New Zealand horticultural produce exporters paid an estimated $235 million in tariffs to importing countries, an increase of 19% on the 2008 figure of $197 million. At the same time export earnings increased by 8%, according to a recent study.

The New Zealand Horticulture Export Authority and Horticulture New Zealand commission the report ‘New Zealand Horticulture – Barriers to Our Export Trade’ every two years, with funding support from the Ministry of Foreign Affairs and Trade and New Zealand Trade & Enterprise.

The report, prepared by Wellington-based company Market Access Solutionz, is used extensively by both industry and government agencies for monitoring and negotiating international trade access and helping exporters to develop new markets.

About 60% of New Zealand’s total horticultural production of fruit and vegetables is exported, valued at just under $2.2 billion.

“Obviously as we sell more products in markets that have tariffs we pay more tariffs. We see some fantastic market opportunities in Asia but some of those markets have very high barriers to trade. That’s why we need to continue our efforts on developing and signing free trade agreements,” HortNZ chief executive Peter Silcock says.

This edition of the report highlights the continuation of a disturbing trend, the increasing use by other countries of non-tariff trade barriers, known as ‘SPS’ – sanitary and phytosanitary barriers.

“These are the types of barriers that have either blocked our entry to markets or added to the costs of supply based on biosecurity or product health concerns that are not always based on good science,” HEA chief executive Simon Hegarty says.

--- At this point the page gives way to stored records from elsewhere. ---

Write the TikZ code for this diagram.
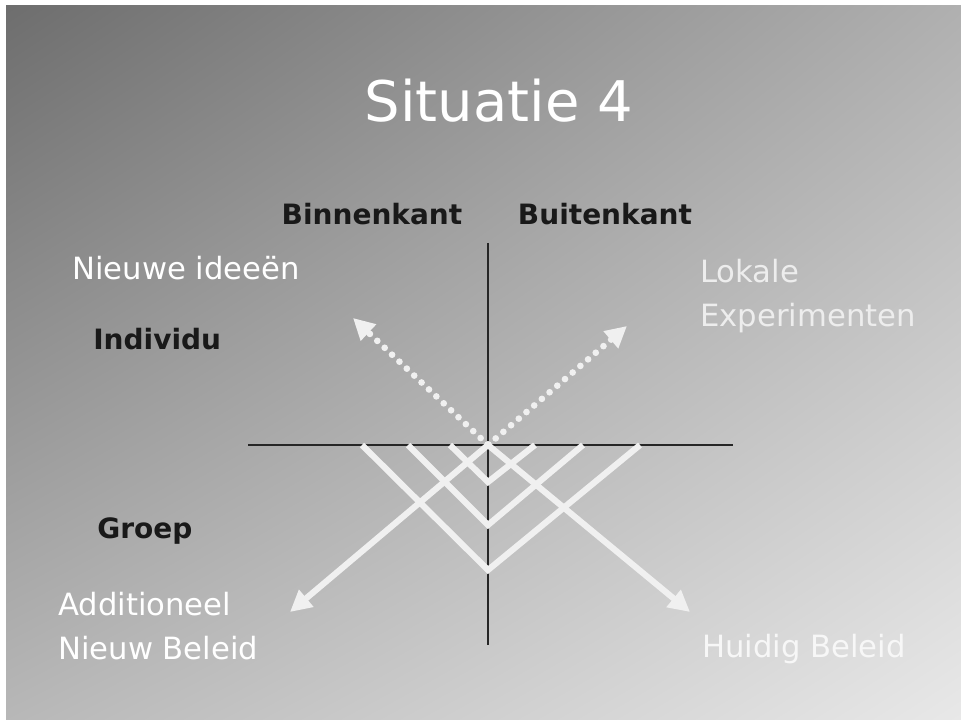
\documentclass[tikz,border=0pt]{standalone}
\usepackage{fontspec}
\setmainfont{DejaVu Sans}
\usepackage{tikz}
\usetikzlibrary{arrows.meta, calc, shadings}
\tikzset{
  axisline/.style={draw=black!85, line width=1pt},
  flow/.style={draw=white!94!black, line width=4.6pt},
  flowarrow/.style={flow, -{Triangle[length=16pt,width=16pt]}},
  dotflow/.style={draw=white!94!black, line width=5pt, line cap=round, dash pattern=on 0pt off 7.6pt, -{Triangle[length=16pt,width=16pt]}},
  lighttext/.style={text=white, font=\fontsize{23}{33}\selectfont, align=left, inner sep=0pt},
  darktext/.style={text=black!90, font=\fontsize{21}{24}\selectfont\bfseries, inner sep=0pt}
}

\begin{document}
\begin{tikzpicture}[x=0.75pt, y=-0.75pt]
    % Vaste afmetingen van het plaatje
    \useasboundingbox (0,0) rectangle (961,720);
    \fill[white] (0,0) rectangle (961,720);
    % Grijze achtergrond met verloop
    \shade[upper left=black!57, upper right=black!31, lower left=black!28, lower right=black!9] (6,6) rectangle (961,720);

    % Titel
    \node[text=white, font=\fontsize{42}{48}\selectfont, anchor=base, inner sep=0pt] (titel) at (499,122) {Situatie 4};

    % Assen
    \coordinate (C) at (488,445);
    \coordinate (asL) at (248,445);
    \coordinate (asR) at (733,445);
    \coordinate (asT) at (488,243);
    \coordinate (asB) at (488,645);
    \draw[axisline] (asL) -- (asR);
    \draw[axisline, line width=1.3pt] (asT) -- (asB);

    % De drie V-vormen onder de as (van klein naar groot)
    \foreach \lx/\vy/\rx [count=\k] in {450/482/535, 408/525/583, 362/570/640} {
        \coordinate (vl\k) at (\lx,445);
        \coordinate (vb\k) at (488,\vy);
        \coordinate (vr\k) at (\rx,445);
        \draw[flow, line join=miter] (vl\k) -- (vb\k) -- (vr\k);
    }

    % Lange pijlen naar beneden
    \coordinate (pijlL) at (290,612);
    \coordinate (pijlR) at (690,612);
    \draw[flowarrow] (C) -- (pijlL);
    \draw[flowarrow] (C) -- (pijlR);

    % Gestippelde pijlen naar boven
    \coordinate (stipL) at (353,318);
    \coordinate (stipR) at (627,326);
    \draw[dotflow] (C) -- (stipL);
    \draw[dotflow] (C) -- (stipR);
    \fill[white!94!black] (C) circle (3pt);

    % Labels
    \node[darktext, anchor=base] (binnen) at (372,225) {Binnenkant};
    \node[darktext, anchor=base] (buiten) at (605,225) {Buitenkant};
    \node[darktext, anchor=base west] (individu) at (93,350) {Individu};
    \node[darktext, anchor=base west] (groep) at (97,538) {Groep};
    \node[lighttext, anchor=base west] (ideeen) at (72,280) {Nieuwe ideeën};
    \node[lighttext, anchor=north west, text=white!93!black] (lokaal) at (700,259) {Lokale\\Experimenten};
    \node[lighttext, anchor=north west] (additioneel) at (58,592) {Additioneel\\Nieuw Beleid};
    \node[lighttext, anchor=base west, text=white!97!black] (huidig) at (702,657) {Huidig Beleid};
\end{tikzpicture}
\end{document}
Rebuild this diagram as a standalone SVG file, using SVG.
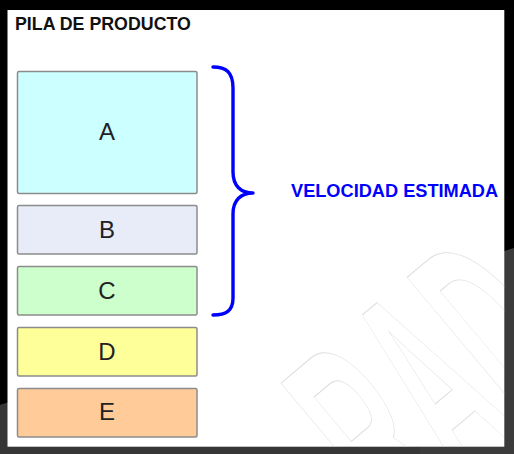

“The SPS compliance issues have been highlighted but the costs are not calculated in this study. It is always difficult to calculate the full costs of the additional compliance required or how much we lose by not having access to a market but it is very significant and in reality probably higher than the costs of the tariffs…

“Other costs faced by our exporters include compliance with non-SPS technical barriers, like quotas, grade standards and labelling rules, often driven by politics at the expense of sound science,” Hegarty says.

The European Union (EU), Japan, Australia, and the United States of America are New Zealand’s top four horticultural export markets.

The EU market is worth $603 million, Japan is $445 million, Australia $337 million and the USA is worth $126 million.

Taiwan ($105 million) has replaced the Republic of Korea in fifth place, a reversal of their 2008 positions. The report says this indicates the very high tariffs applied by the Republic of Korea to a variety of products are putting growers and exporters off developing that market.

The Republic of Korea applies an average tariff rate of almost 41%, meaning New Zealand paid $34 million in tariffs in this one market.

The value of exports to China has more than tripled in the past two years. Kiwifruit exports have been largely responsible for this increase – from $20 million in 2008 but reached $75 million in 2010.

The average tariff on all horticultural exports to all major markets is estimated to be 6.83% of exports by FOB (free on board) value, a slight increase on the 6.49% reported in 2008.